Work to be completed
Leaving out the pictures, retype the lines from the beginning of the listing through the line containing "CYAN = '#99ffff'".

Dataset extract

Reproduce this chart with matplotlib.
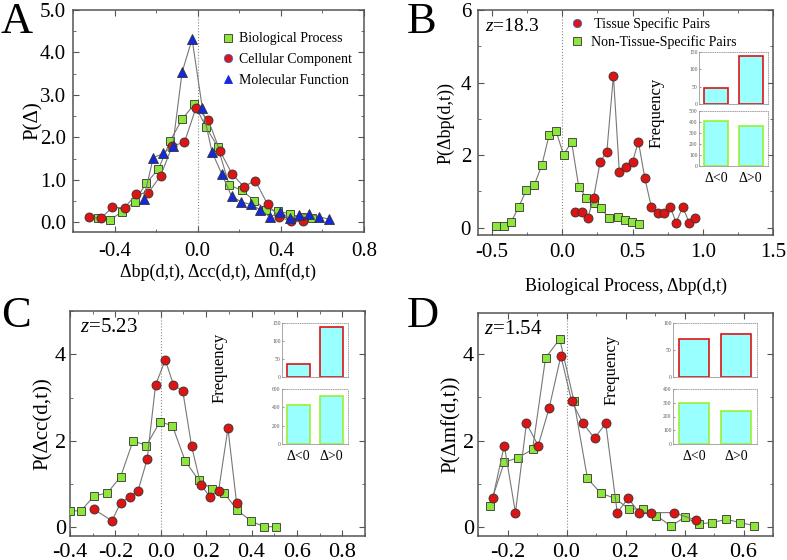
import matplotlib
matplotlib.use("Agg")
import matplotlib.pyplot as plt
from matplotlib.ticker import MultipleLocator, FormatStrFormatter
from matplotlib.lines import Line2D

plt.rcParams['font.family'] = ['Liberation Serif', 'DejaVu Serif']
plt.rcParams['mathtext.fontset'] = 'custom'
plt.rcParams['mathtext.rm'] = 'Liberation Serif'
plt.rcParams['mathtext.it'] = 'Liberation Serif:italic'

GREEN = '#8ee63c'
RED = '#dc1414'
BLUE = '#1428dc'
LINE = '#777777'
CYAN = '#99ffff'

# ---- panel A: all three ontologies
a_bp_x = [-0.48, -0.42, -0.363, -0.304, -0.248, -0.189, -0.133, -0.075, -0.016, 0.04,
          0.096, 0.152, 0.213, 0.272, 0.328, 0.384, 0.443, 0.50, 0.552]
a_bp_y = [0.09, 0.06, 0.25, 0.48, 0.92, 1.25, 1.91, 2.43, 2.78, 2.24,
          1.78, 0.875, 0.75, 0.51, 0.30, 0.27, 0.195, 0.12, 0.09]
a_cc_x = [-0.525, -0.467, -0.411, -0.352, -0.296, -0.237, -0.179, -0.122, -0.064, -0.008,
          0.05, 0.106, 0.165, 0.221, 0.277, 0.336, 0.392, 0.45, 0.507]
a_cc_y = [0.13, 0.09, 0.35, 0.34, 0.66, 0.70, 1.09, 1.80, 1.88, 2.70,
          2.42, 1.69, 1.14, 0.84, 0.98, 0.42, 0.125, 0.02, 0.02]
a_mf_x = [-0.26, -0.214, -0.166, -0.12, -0.075, -0.027, 0.022, 0.069, 0.117, 0.163,
          0.21, 0.254, 0.30, 0.347, 0.397, 0.443, 0.488, 0.536, 0.584, 0.632]
a_mf_y = [0.55, 1.52, 1.62, 1.80, 3.54, 4.31, 2.70, 1.65, 1.125, 0.61,
          0.48, 0.42, 0.30, 0.125, 0.24, 0.09, 0.16, 0.195, 0.13, 0.07]

# ---- panel B: biological process
b_ts_x = [0.092, 0.138, 0.183, 0.223, 0.27, 0.317, 0.364, 0.406, 0.453, 0.50, 0.542,
          0.587, 0.634, 0.681, 0.723, 0.77, 0.81, 0.857, 0.904, 0.946]
b_ts_y = [0.43, 0.43, 0.28, 0.83, 1.82, 2.09, 4.19, 1.54, 1.68, 1.82, 2.37,
          1.38, 0.57, 0.41, 0.41, 0.57, 0.14, 0.57, 0.14, 0.28]
b_nts_x = [-0.472, -0.415, -0.364, -0.31, -0.256, -0.20, -0.146, -0.094, -0.045, 0.009,
           0.066, 0.117, 0.171, 0.223, 0.277, 0.331, 0.394, 0.448, 0.493, 0.547]
b_nts_y = [0.05, 0.05, 0.16, 0.57, 1.04, 1.17, 1.72, 2.55, 2.67, 2.01,
           2.37, 1.13, 0.83, 0.67, 0.55, 0.26, 0.30, 0.21, 0.16, 0.09]

# ---- panel C: cellular component
c_ts_x = [-0.295, -0.215, -0.177, -0.136, -0.10, -0.06, -0.023, 0.02, 0.056, 0.097,
          0.136, 0.176, 0.216, 0.255, 0.296, 0.334]
c_ts_y = [0.42, 0.15, 0.57, 0.71, 0.85, 1.57, 3.29, 3.87, 3.29, 3.15,
          1.87, 0.99, 0.71, 0.85, 2.29, 0.57]
c_nts_x = [-0.40, -0.352, -0.293, -0.236, -0.177, -0.122, -0.063, -0.004, 0.051, 0.108,
           0.167, 0.224, 0.28, 0.337, 0.396, 0.453, 0.509]
c_nts_y = [0.385, 0.38, 0.73, 0.79, 1.17, 2.0, 1.89, 2.44, 2.35, 1.53,
           1.09, 0.89, 0.79, 0.40, 0.15, 0.015, 0.015]

# ---- panel D: molecular function
d_ts_x = [-0.25, -0.211, -0.173, -0.136, -0.096, -0.059, -0.019, 0.017, 0.056, 0.095,
          0.133, 0.172, 0.209, 0.247, 0.286, 0.363, 0.438]
d_ts_y = [0.67, 1.89, 0.34, 2.40, 1.89, 2.75, 3.96, 2.92, 2.40, 2.06,
          2.40, 0.34, 0.67, 0.34, 0.34, 0.34, 0.17]
d_nts_x = [-0.26, -0.211, -0.164, -0.115, -0.071, -0.023, 0.025, 0.071, 0.116, 0.164,
           0.213, 0.26, 0.305, 0.354, 0.40, 0.449, 0.494, 0.542, 0.588, 0.636]
d_nts_y = [0.50, 1.50, 1.61, 1.80, 3.91, 4.35, 2.92, 1.13, 0.79, 0.67,
           0.42, 0.43, 0.27, 0.03, 0.23, 0.08, 0.11, 0.185, 0.11, 0.04]

# ---- inset bar counts (Delta<0, Delta>0)
inset_labels = ['Δ<0', 'Δ>0']
b_freq_ts = [46, 139]
b_freq_nts = [405, 365]
c_freq_ts = [37, 138]
c_freq_nts = [428, 520]
d_freq_ts = [70, 80]
d_freq_nts = [295, 240]

W, H = 787, 560
fig = plt.figure(figsize=(W / 100, H / 100), dpi=100)


def px_axes(x0, y0, x1, y1):
    """Axes from pixel box (left, top, right, bottom)."""
    return fig.add_axes([x0 / W, 1 - y1 / H, (x1 - x0) / W, (y1 - y0) / H])


def style_main(ax, tick_size, xpad=5, ypad=5):
    for s in ax.spines.values():
        s.set_color('#555555')
        s.set_linewidth(1.1)
    ax.tick_params(which='both', direction='in', top=True, right=True,
                   color='#555555', labelsize=tick_size)
    ax.tick_params(axis='x', pad=xpad)
    ax.tick_params(axis='y', pad=ypad)
    ax.tick_params(which='major', length=4)
    ax.tick_params(which='minor', length=2.5)
    ax.axvline(0, color='#888888', lw=0.8, ls=':', zorder=1)


def series(ax, x, y, marker, color, ms):
    ax.plot(x, y, '-', color=LINE, lw=0.8, marker=marker, ms=ms,
            mfc=color, mec='#333333', mew=0.6, zorder=3)


def inset(x0, y0, x1, y1, vals, edge, ymax, ystep, show_x):
    ax = px_axes(x0, y0, x1, y1)
    ax.bar([0, 1], vals, width=0.7, color=CYAN, edgecolor=edge, linewidth=1.2)
    ax.set_xlim(-0.5, 1.5)
    ax.set_ylim(0, ymax)
    ax.yaxis.set_major_locator(MultipleLocator(ystep))
    ax.tick_params(axis='y', direction='in', length=1.5, labelsize=4,
                   labelcolor='#555555', color='#999999', pad=1)
    ax.set_xticks([0, 1])
    ax.tick_params(axis='x', length=0, labelsize=10, pad=4)
    if show_x:
        ax.set_xticklabels(inset_labels)
    else:
        ax.set_xticklabels([])
    for k, s in ax.spines.items():
        s.set_color('#999999')
        s.set_linewidth(0.6)
        if k in ('top', 'right'):
            s.set_linestyle(':')
    return ax


# ================= A =================
axA = px_axes(73, 10, 364, 232)
style_main(axA, 15, xpad=7)
series(axA, a_bp_x, a_bp_y, 's', GREEN, 6)
series(axA, a_cc_x, a_cc_y, 'o', RED, 6.5)
series(axA, a_mf_x, a_mf_y, '^', BLUE, 6.5)
axA.set_xlim(-0.6, 0.8)
axA.set_ylim(-0.23, 5.0)
axA.xaxis.set_major_locator(MultipleLocator(0.4))
axA.xaxis.set_minor_locator(MultipleLocator(0.2))
axA.yaxis.set_major_locator(MultipleLocator(1.0))
axA.yaxis.set_minor_locator(MultipleLocator(0.5))
axA.xaxis.set_major_formatter(FormatStrFormatter('%.1f'))
axA.yaxis.set_major_formatter(FormatStrFormatter('%.1f'))
axA.set_xlabel('Δbp(d,t), Δcc(d,t), Δmf(d,t)', fontsize=13, labelpad=2)
axA.set_ylabel('P(Δ)', fontsize=15, labelpad=-2)
hA = [Line2D([], [], ls='', marker='s', ms=6, mfc=GREEN, mec='#333333', mew=0.6),
      Line2D([], [], ls='', marker='o', ms=6, mfc=RED, mec='#4466cc', mew=0.6),
      Line2D([], [], ls='', marker='^', ms=6, mfc=BLUE, mec=BLUE, mew=0.6)]
axA.legend(hA, ['Biological Process', 'Cellular Component', 'Molecular Function'],
           loc='upper left', bbox_to_anchor=(0.48, 0.93), frameon=False,
           fontsize=10, handletextpad=0.2, labelspacing=0.55, borderpad=0,
           handlelength=1.2)

# ================= B =================
axB = px_axes(478, 10, 773, 235)
style_main(axB, 15, xpad=6)
series(axB, b_nts_x, b_nts_y, 's', GREEN, 6)
series(axB, b_ts_x, b_ts_y, 'o', RED, 6.5)
axB.set_xlim(-0.6, 1.5)
axB.set_ylim(-0.2, 6)
axB.xaxis.set_major_locator(MultipleLocator(0.5))
axB.xaxis.set_minor_locator(MultipleLocator(0.25))
axB.yaxis.set_major_locator(MultipleLocator(2))
axB.yaxis.set_minor_locator(MultipleLocator(1))
axB.xaxis.set_major_formatter(FormatStrFormatter('%.1f'))
axB.set_xlabel('Biological Process, Δbp(d,t)', fontsize=13, labelpad=11)
axB.set_ylabel('P(Δbp(d,t))', fontsize=13, labelpad=4)
axB.text(0.025, 0.925, '$z$=18.3', transform=axB.transAxes, fontsize=14, va='center')
hB = [Line2D([], [], ls='', marker='o', ms=6, mfc=RED, mec='#4466cc', mew=0.6),
      Line2D([], [], ls='', marker='s', ms=6, mfc=GREEN, mec='#333333', mew=0.6)]
axB.legend(hB, [' Tissue Specific Pairs', 'Non-Tissue-Specific Pairs'],
           loc='upper left', bbox_to_anchor=(0.285, 1.0), frameon=False,
           fontsize=10, handletextpad=0.4, labelspacing=0.3, borderpad=0,
           handlelength=1.2)
inset(699, 52, 768, 104, b_freq_ts, RED, 150, 50, False)
inset(699, 111, 768, 166, b_freq_nts, '#99f033', 500, 100, True)
fig.text(657 / W, 1 - 113 / H, 'Frequency', rotation=90, fontsize=12,
         ha='center', va='center')

# ================= C =================
axC = px_axes(70, 311, 365, 536)
style_main(axC, 16, xpad=5, ypad=3)
series(axC, c_nts_x, c_nts_y, 's', GREEN, 6)
series(axC, c_ts_x, c_ts_y, 'o', RED, 6.5)
axC.set_xlim(-0.4, 0.9)
axC.set_ylim(-0.2, 5.0)
axC.xaxis.set_major_locator(MultipleLocator(0.2))
axC.xaxis.set_minor_locator(MultipleLocator(0.1))
axC.yaxis.set_major_locator(MultipleLocator(2))
axC.yaxis.set_minor_locator(MultipleLocator(1))
axC.xaxis.set_major_formatter(FormatStrFormatter('%.1f'))
axC.set_ylabel('P(Δcc(d,t))', fontsize=15, labelpad=1)
axC.text(0.035, 0.925, '$z$=5.23', transform=axC.transAxes, fontsize=15, va='center')
inset(282, 323, 348, 377, c_freq_ts, RED, 150, 50, False)
inset(282, 389, 348, 444, c_freq_nts, '#99f033', 600, 200, True)
fig.text(220 / W, 1 - 368 / H, 'Frequency', rotation=90, fontsize=12,
         ha='center', va='center')

# ================= D =================
axD = px_axes(478, 313, 773, 536)
style_main(axD, 16, xpad=5, ypad=3)
series(axD, d_nts_x, d_nts_y, 's', GREEN, 6)
series(axD, d_ts_x, d_ts_y, 'o', RED, 6.5)
axD.set_xlim(-0.3, 0.7)
axD.set_ylim(-0.2, 4.95)
axD.xaxis.set_major_locator(MultipleLocator(0.2))
axD.xaxis.set_minor_locator(MultipleLocator(0.1))
axD.yaxis.set_major_locator(MultipleLocator(2))
axD.yaxis.set_minor_locator(MultipleLocator(1))
axD.xaxis.set_major_formatter(FormatStrFormatter('%.1f'))
axD.set_ylabel('P(Δmf(d,t))', fontsize=15, labelpad=1)
axD.text(0.02, 0.925, '$z$=1.54', transform=axD.transAxes, fontsize=15, va='center')
inset(673, 323, 757, 377, d_freq_ts, RED, 100, 50, False)
inset(673, 389, 757, 444, d_freq_nts, '#99f033', 400, 100, True)
fig.text(612 / W, 1 - 370 / H, 'Frequency', rotation=90, fontsize=12,
         ha='center', va='center')

# panel letters
for lab, x, y in [('A', 1, 22), ('B', 407, 22), ('C', 1, 316), ('D', 407, 316)]:
    fig.text(x / W, 1 - y / H, lab, fontsize=32, ha='left', va='center')

fig.savefig('out.png', dpi=100)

Answer
Reproduce this chart with matplotlib.
import matplotlib
matplotlib.use("Agg")
import matplotlib.pyplot as plt
from matplotlib.ticker import MultipleLocator, FormatStrFormatter
from matplotlib.lines import Line2D

plt.rcParams['font.family'] = ['Liberation Serif', 'DejaVu Serif']
plt.rcParams['mathtext.fontset'] = 'custom'
plt.rcParams['mathtext.rm'] = 'Liberation Serif'
plt.rcParams['mathtext.it'] = 'Liberation Serif:italic'

GREEN = '#8ee63c'
RED = '#dc1414'
BLUE = '#1428dc'
LINE = '#777777'
CYAN = '#99ffff'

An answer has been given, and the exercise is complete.